Lawmakers could then block the sale through a joint resolution, though overcoming a presidential veto would require supermajorities in both chambers. According to Lawfare, Congress has introduced approximately 300 arms sale resolutions of disapproval under the AECA framework since the 1970s, though none has ultimately succeeded in blocking a transaction.
The bill would also terminate existing licenses and impose a temporary blanket denial on advanced chip exports until the administration submits a comprehensive national security strategy. “Companies like Nvidia are requesting to sell millions of advanced AI chips, which are the cutting edge of warfare, to Chinese military companies like Alibaba and Tencent,” Mast said in a committee statement.
The Commerce Framework Under Fire
The Trump administration’s approach, announced by President Trump on 8 December 2025 and formalized on 15 January 2026, represents a sharp departure from the Biden-era presumption of denial for such exports. The new Commerce Department rule shifts H200 and AMD MI325X chips to case-by-case review, provided exporters meet rigorous conditions.
Applicants must certify that exports won’t reduce global semiconductor production capacity available to U.S. customers, that Chinese purchasers have adopted export compliance procedures including customer screening, and that products undergo independent third-party testing in the United States to verify performance specifications. The Bureau of Industry and Security states the action is “necessary to ensure the national security benefits of U.S. leadership in artificial intelligence.”
The administration also imposed a 25% tariff on H200 sales, effectively turning semiconductor exports into a revenue mechanism.

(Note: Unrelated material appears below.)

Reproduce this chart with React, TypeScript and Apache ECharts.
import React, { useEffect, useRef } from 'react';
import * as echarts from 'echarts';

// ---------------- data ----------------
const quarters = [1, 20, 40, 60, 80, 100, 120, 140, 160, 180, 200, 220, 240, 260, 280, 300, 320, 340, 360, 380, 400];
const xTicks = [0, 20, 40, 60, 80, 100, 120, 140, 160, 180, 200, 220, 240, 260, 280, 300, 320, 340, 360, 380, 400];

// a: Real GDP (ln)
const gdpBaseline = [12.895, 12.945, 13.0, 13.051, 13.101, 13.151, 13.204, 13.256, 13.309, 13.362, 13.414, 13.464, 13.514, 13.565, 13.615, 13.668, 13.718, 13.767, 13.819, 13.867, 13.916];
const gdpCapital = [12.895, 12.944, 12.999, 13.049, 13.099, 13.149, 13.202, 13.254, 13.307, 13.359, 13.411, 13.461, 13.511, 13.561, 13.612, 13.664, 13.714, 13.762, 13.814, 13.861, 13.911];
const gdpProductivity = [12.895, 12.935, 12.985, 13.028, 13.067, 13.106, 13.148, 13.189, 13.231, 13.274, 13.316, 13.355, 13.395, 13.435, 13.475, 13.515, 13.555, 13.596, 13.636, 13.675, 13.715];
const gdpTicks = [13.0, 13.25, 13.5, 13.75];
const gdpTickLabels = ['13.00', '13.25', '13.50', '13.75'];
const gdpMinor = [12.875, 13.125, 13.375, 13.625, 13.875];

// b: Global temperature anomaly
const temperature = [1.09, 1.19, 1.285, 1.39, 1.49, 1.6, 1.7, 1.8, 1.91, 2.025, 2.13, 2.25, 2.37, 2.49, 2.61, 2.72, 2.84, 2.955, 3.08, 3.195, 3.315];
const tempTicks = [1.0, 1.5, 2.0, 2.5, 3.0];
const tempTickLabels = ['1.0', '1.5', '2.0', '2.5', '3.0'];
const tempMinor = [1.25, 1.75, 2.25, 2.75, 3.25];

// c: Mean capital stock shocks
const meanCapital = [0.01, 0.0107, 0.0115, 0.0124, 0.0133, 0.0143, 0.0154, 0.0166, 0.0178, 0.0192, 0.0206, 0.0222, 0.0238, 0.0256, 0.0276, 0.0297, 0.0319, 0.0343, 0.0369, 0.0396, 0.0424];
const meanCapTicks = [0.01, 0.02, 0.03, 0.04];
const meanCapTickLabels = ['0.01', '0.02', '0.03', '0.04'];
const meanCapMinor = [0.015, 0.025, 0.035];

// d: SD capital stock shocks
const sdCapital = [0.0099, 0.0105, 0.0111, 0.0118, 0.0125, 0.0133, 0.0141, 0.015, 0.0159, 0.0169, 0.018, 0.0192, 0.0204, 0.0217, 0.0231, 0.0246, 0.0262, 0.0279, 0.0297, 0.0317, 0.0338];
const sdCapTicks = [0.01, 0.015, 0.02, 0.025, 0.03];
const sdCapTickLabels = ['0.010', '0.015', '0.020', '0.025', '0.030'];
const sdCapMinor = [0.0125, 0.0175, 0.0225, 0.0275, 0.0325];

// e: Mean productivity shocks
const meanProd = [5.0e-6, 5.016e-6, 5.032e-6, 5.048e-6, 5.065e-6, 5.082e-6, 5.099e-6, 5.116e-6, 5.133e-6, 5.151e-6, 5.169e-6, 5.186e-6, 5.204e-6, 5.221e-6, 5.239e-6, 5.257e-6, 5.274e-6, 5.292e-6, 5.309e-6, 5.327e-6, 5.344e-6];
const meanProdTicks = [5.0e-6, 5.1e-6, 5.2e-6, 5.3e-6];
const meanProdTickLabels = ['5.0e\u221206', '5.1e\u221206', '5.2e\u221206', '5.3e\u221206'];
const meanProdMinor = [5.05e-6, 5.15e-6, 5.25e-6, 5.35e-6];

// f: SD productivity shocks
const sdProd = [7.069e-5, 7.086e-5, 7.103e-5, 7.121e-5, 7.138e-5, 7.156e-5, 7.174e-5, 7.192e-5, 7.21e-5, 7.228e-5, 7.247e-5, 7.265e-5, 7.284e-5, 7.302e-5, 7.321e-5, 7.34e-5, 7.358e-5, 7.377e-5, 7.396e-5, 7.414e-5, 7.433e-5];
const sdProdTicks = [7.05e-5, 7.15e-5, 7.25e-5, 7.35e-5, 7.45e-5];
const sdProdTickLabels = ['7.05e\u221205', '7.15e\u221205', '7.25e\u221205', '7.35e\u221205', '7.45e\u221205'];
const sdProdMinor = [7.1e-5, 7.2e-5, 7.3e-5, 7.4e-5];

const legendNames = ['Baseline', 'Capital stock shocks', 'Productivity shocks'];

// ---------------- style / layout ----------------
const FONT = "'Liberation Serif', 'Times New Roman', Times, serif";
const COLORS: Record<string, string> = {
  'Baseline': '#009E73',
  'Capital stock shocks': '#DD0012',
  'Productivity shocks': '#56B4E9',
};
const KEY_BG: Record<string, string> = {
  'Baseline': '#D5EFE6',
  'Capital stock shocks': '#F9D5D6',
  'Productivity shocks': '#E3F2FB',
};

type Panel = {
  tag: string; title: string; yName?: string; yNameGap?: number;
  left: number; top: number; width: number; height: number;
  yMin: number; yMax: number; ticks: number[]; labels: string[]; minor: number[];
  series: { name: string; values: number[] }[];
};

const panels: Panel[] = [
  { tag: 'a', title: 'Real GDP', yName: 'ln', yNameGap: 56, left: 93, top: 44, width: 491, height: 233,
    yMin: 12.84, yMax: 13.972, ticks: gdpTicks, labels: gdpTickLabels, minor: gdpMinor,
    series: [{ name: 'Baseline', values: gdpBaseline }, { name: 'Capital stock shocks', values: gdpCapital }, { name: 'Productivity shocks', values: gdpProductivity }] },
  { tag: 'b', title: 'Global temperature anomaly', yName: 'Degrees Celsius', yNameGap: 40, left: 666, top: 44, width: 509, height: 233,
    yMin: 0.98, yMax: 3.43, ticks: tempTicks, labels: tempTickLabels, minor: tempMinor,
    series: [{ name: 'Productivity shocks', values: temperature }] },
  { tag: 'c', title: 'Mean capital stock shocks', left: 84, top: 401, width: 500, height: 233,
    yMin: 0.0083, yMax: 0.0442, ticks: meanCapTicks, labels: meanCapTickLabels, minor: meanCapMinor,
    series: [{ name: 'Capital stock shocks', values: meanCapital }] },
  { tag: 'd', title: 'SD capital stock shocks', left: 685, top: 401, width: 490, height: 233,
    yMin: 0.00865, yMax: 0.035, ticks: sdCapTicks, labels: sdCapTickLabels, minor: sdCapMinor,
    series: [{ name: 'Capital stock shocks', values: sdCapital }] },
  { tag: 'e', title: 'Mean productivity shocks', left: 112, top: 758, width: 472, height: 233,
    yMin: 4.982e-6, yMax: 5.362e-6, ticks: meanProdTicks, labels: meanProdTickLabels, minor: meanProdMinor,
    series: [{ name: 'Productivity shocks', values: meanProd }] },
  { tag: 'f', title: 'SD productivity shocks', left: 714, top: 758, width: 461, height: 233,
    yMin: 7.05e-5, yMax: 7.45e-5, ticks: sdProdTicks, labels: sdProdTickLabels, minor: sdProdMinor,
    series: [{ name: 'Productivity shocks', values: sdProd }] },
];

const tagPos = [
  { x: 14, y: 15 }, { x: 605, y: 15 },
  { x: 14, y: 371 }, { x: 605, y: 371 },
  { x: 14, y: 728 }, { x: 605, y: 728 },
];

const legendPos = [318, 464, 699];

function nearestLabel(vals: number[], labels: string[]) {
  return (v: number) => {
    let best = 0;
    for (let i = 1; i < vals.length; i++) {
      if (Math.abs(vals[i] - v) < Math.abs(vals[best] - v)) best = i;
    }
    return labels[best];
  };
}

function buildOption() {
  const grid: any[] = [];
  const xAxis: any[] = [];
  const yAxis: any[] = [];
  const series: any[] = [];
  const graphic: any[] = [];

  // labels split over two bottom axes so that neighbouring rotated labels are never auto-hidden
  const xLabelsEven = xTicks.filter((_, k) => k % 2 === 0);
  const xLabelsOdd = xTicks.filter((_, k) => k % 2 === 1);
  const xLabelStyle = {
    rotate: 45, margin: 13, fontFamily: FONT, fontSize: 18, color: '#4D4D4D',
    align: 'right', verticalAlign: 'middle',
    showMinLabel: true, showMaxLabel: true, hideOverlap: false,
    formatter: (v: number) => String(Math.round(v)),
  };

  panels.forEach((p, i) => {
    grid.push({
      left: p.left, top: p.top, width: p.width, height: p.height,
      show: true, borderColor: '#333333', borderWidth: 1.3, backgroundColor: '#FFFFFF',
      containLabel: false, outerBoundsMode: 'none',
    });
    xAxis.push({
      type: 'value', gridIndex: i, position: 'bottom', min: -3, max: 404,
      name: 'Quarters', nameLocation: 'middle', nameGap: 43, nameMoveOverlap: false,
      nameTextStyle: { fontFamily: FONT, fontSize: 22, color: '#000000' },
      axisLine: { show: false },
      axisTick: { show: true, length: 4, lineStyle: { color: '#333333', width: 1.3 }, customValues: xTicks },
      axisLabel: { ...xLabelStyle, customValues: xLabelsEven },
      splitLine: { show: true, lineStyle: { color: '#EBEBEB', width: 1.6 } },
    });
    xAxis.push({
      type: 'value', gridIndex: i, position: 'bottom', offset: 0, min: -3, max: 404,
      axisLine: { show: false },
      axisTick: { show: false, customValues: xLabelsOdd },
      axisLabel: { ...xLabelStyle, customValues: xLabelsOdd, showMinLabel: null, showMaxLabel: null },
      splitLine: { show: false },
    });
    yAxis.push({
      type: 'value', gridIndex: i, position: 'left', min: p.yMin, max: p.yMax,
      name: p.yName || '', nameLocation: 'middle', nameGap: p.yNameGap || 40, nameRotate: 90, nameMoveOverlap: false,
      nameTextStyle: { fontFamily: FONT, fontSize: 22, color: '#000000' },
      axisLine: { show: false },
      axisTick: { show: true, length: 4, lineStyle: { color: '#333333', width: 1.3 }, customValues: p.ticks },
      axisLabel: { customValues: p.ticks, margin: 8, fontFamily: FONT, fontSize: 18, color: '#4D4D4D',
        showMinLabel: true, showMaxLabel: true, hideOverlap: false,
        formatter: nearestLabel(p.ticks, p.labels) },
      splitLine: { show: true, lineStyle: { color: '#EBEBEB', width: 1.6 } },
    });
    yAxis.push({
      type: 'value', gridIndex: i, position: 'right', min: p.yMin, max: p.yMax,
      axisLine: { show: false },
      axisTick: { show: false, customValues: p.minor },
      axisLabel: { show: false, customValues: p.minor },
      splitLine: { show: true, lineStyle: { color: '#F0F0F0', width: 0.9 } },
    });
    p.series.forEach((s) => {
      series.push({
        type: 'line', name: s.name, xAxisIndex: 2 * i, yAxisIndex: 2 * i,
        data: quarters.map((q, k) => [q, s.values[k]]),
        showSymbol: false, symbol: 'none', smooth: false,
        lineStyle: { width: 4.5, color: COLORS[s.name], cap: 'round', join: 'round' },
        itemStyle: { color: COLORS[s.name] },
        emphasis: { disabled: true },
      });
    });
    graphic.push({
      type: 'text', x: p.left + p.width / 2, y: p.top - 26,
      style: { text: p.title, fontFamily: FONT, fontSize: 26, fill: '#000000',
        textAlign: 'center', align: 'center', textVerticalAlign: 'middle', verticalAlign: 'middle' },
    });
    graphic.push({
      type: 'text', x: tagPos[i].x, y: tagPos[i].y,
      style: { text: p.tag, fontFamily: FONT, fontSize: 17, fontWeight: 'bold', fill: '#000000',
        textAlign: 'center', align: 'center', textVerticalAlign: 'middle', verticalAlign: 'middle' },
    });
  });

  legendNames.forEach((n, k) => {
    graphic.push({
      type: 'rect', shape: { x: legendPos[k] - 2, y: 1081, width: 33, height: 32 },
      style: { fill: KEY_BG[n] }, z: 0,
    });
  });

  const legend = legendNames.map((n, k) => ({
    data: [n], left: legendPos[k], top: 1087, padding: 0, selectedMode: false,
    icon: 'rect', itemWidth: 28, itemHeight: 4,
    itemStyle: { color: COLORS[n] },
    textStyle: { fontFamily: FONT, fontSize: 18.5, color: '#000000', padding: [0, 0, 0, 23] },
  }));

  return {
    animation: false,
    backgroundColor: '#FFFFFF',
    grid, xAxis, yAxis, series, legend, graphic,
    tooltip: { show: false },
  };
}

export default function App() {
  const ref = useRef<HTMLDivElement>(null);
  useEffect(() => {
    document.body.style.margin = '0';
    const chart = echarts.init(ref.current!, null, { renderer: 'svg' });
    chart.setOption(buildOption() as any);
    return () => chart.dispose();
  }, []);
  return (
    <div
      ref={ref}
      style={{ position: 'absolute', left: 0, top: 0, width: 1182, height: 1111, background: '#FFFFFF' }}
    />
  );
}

According to reports from World Economic Magazine, approximately 25% of revenue from approved sales would be collected by the U.S. government as part of the arrangement.
“Export Controls should evolve with changes in technology, while protecting national security.”

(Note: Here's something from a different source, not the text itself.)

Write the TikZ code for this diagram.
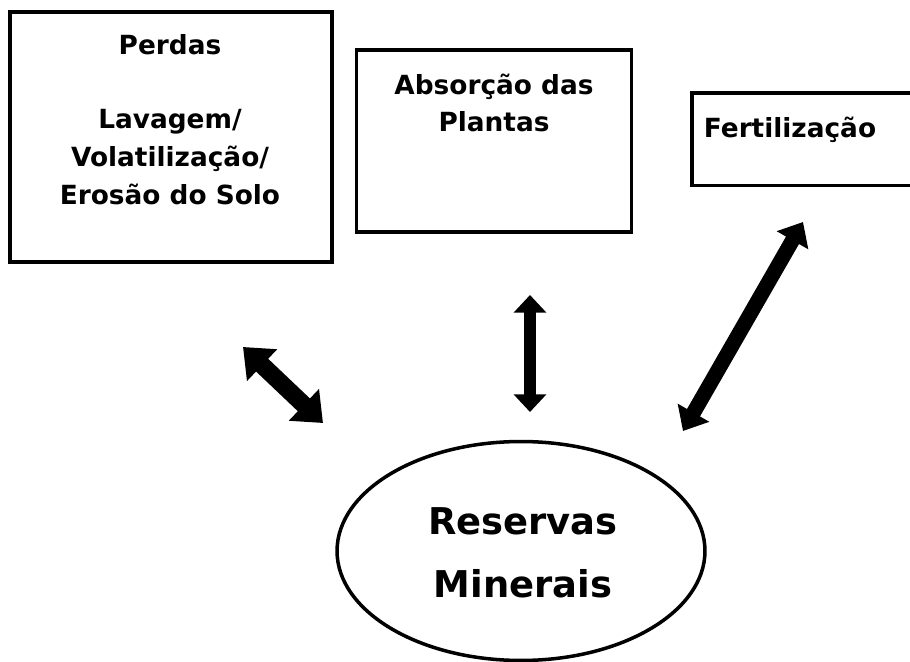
\documentclass[tikz,border=0pt]{standalone}
\usepackage{fontspec}
\setmainfont{DejaVu Sans}
\usetikzlibrary{arrows.meta,positioning,shapes.geometric}

\begin{document}
\begin{tikzpicture}[x=0.02cm,y=-0.02cm,
     box/.style={draw,line width=2pt,inner sep=0pt},
     txt/.style={font=\bfseries\fontsize{15}{21.5}\selectfont,align=center},
     bigtxt/.style={font=\bfseries\fontsize{21}{36}\selectfont,align=center},
     dbl/.style={line width=#1,line cap=butt}]
   \useasboundingbox (0,0) rectangle (910,662);
   % caixas
   \node[box,minimum width=6.44cm,minimum height=5cm] (perdas) at (171,137){};
   \node[box,minimum width=5.5cm,minimum height=3.64cm] (absorcao) at (494,141){};
   \node[box,minimum width=4.6cm,minimum height=1.86cm,anchor=north west] (fert) at (690,91){};
   \node[box,ellipse,minimum width=7.36cm,minimum height=4.38cm] (reservas) at (521,551){};
   % textos
   \node[txt] (tperdas) at (170,45) {Perdas};
   \node[txt] (tlav) at (170,157) {Lavagem/\\Volatilização/\\Erosão do Solo};
   \node[txt] (tabs) at (494,103) {Absorção das\\Plantas};
   \node[txt] (tfert) at (790,130) {Fertilização};
   \node[bigtxt] (tres) at (523,553) {Reservas\\Minerais};
   % setas
   \coordinate (pa) at (243,347); \coordinate (pb) at (323,423);
   \coordinate (aa) at (530,295); \coordinate (ab) at (530,412);
   \coordinate (fa) at (803,222); \coordinate (fb) at (683,431);
   \draw[dbl=10pt,{Triangle[width=24pt,length=15pt]}-{Triangle[width=24pt,length=15pt]}] (pa) -- (pb);
   \draw[dbl=7pt,{Triangle[width=18pt,length=10pt]}-{Triangle[width=18pt,length=10pt]}] (aa) -- (ab);
   \draw[dbl=8.5pt,{Triangle[width=20pt,length=12pt]}-{Triangle[width=20pt,length=12pt]}] (fa) -- (fb);
\end{tikzpicture}
\end{document}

— Jeffrey Kessler, Under Secretary for Industry and Security
Implementation Stalled
Despite the policy shift, actual sales remain frozen. A Commerce official confirmed during a House hearing in late February 2026 that the department has not approved any H200 sales to China nearly three months after the rule took effect, according to Tom’s Hardware. The freeze reflects both bureaucratic backlog and Chinese regulatory countermeasures.
Beijing’s Cyberspace Administration has reportedly directed Chinese tech firms to avoid purchasing Nvidia chips and instead rely on domestic suppliers like Huawei, whose Ascend series chips power large-scale AI infrastructure despite performance gaps. CNBC reports that China compensates for individual chip performance deficits by deploying massive Huawei chip clusters with cheap energy, allowing continued AI model development.
The Geopolitical Stakes
The dispute cuts to competing visions of technological statecraft. White House AI and crypto czar David Sacks has criticized the AI Overwatch Act, amplifying claims that it would undermine Trump’s authority and “handicap” strategic positioning against China. Industry supporters argue that U.S. chip restrictions have been counterproductive, ceding ground to Chinese competitors while excluding American technology from global AI infrastructure.
Congressional critics counter that providing China with near-flagship processors accelerates Beijing’s military AI capabilities. Former Trump administration official Matt Pottinger testified before the House Foreign Affairs Committee in January that “selling Nvidia’s H200 chips to China will supercharge Beijing’s military modernization, enhancing capabilities in everything from nuclear weapons to cyber warfare,” according to Nextgov.
The controversy mirrors Cold War-era export controls on supercomputers, but at vastly larger commercial scale. U.S.-China technology competition now centers on AI as both economic driver and military capability, with Semiconductors identified as the most controllable chokepoint among AI’s three foundations: data, chips, and engineering talent.
- Congressional oversight would create permanent uncertainty for semiconductor supply chains, as licenses could face 30-day review windows
- The framework mirrors arms sale oversight but applies to commercial dual-use technology
- Implementation remains frozen despite formal rule changes, with zero approved H200 sales to date
- China’s countermeasures include regulatory pressure to use domestic chips and continued reliance on massive Huawei clusters
What to Watch
The AI Overwatch Act faces uncertain prospects in the full House and Senate, where it must either secure Trump’s signature or veto-proof majorities. White House opposition signals a potential constitutional confrontation over executive authority in technology export policy.
Parallel legislation includes the SAFE Chips Act introduced by Sens. Pete Ricketts (R-NE) and Chris Coons (D-DE), which would lock in current export controls and block more advanced chip approvals for two years. Multiple bills reflect bipartisan concern over technology transfer but fracture on enforcement mechanisms.
For Nvidia, the extended freeze threatens revenue from what was historically a market representing 13% of sales. The company warned investors in February that rising Chinese competition from companies “bolstered by recent IPOs” could “disrupt the structure of the global AI industry over the long-term,” according to CNBC reporting on CFO remarks.
The Commerce Department backlog extends beyond China. Exporters face what Tom’s Hardware described as the “worst export license backlog in 30 years,” with billions in GPU shipments in limbo due to staffing cuts and communication breakdowns following agency restructuring.
The outcome will determine whether the United States maintains centralized executive control over technology exports—the system in place since the Export Administration Act of 1979—or shifts to a congressional co-management model that treats advanced chips as strategic weapons requiring legislative approval for each major transaction.